1. The returns on the common stock of New Image Products are quite cyclical. In a boom economy, the stock is expected to return 24 percent in comparison to 14 percent in a normal economy and a negative 16 percent in a recessionary period. The probability of a recession is 15 percent while the probability of a boom is 25 percent. What is the standard deviation of the returns on this stock? (Do not round intermediate calculations and enter your answer as a percent rounded to 2 decimal places, e.g., 32.16.)

2. The market has an expected rate of return of 12.4 percent. The long-term government bond is expected to yield 4.8 percent and the U.S. Treasury bill is expected to yield 1.1 percent. The inflation rate is 3.2 percent. What is the market risk premium? (Do not round intermediate calculations and enter your answer as a percent rounded to 2 decimal places, e.g., 32.16.)

3. The risk-free rate of return is 2.6 percent, the inflation rate is 3.1 percent, and the market risk premium is 4.6 percent. What is the expected rate of return on a stock with a beta of 0.69? (Do not round intermediate calculations and enter your answer as a percent rounded to 2 decimal places, e.g., 32.16.)

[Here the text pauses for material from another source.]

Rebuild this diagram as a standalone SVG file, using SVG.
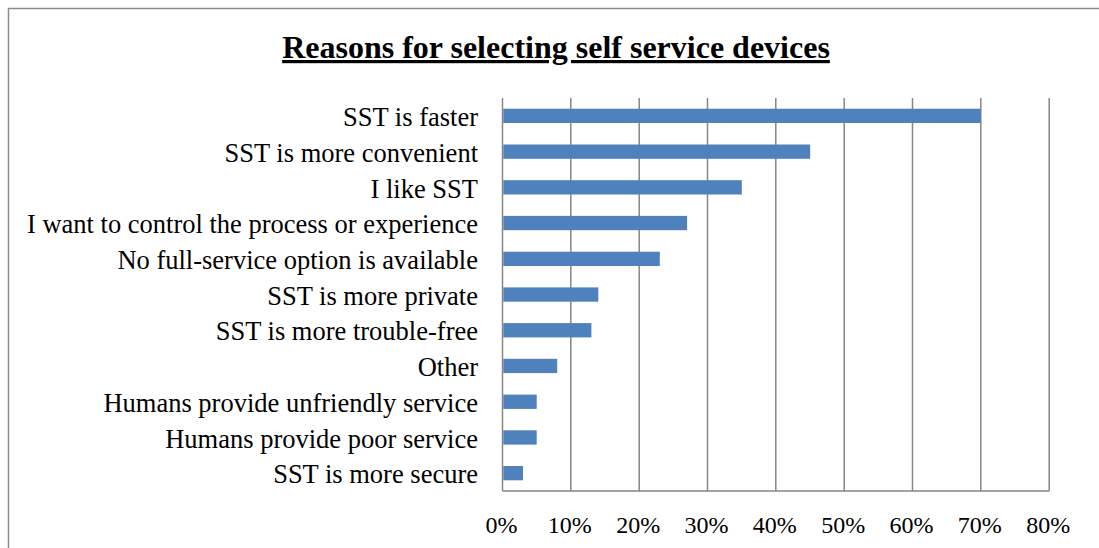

4. Suppose the common stock of United Industries has a beta of 1.19 and an expected return of 11.8 percent. The risk-free rate of return is 3.5 percent while the inflation rate is 2.6 percent. What is the expected market risk premium? (Do not round intermediate calculations and enter your answer as a percent rounded to 2 decimal places, e.g., 32.16.)

5. Your portfolio is comprised of 30 percent of Stock X, 20 percent of Stock Y, and 50 percent of Stock Z. Stock X has a beta of 1.12, Stock Y has a beta of 0.87, and Stock Z has a beta of 1.35. What is the beta of your portfolio? (Do not round intermediate calculations and round your answer to 2 decimal places, e.g., 32.16.)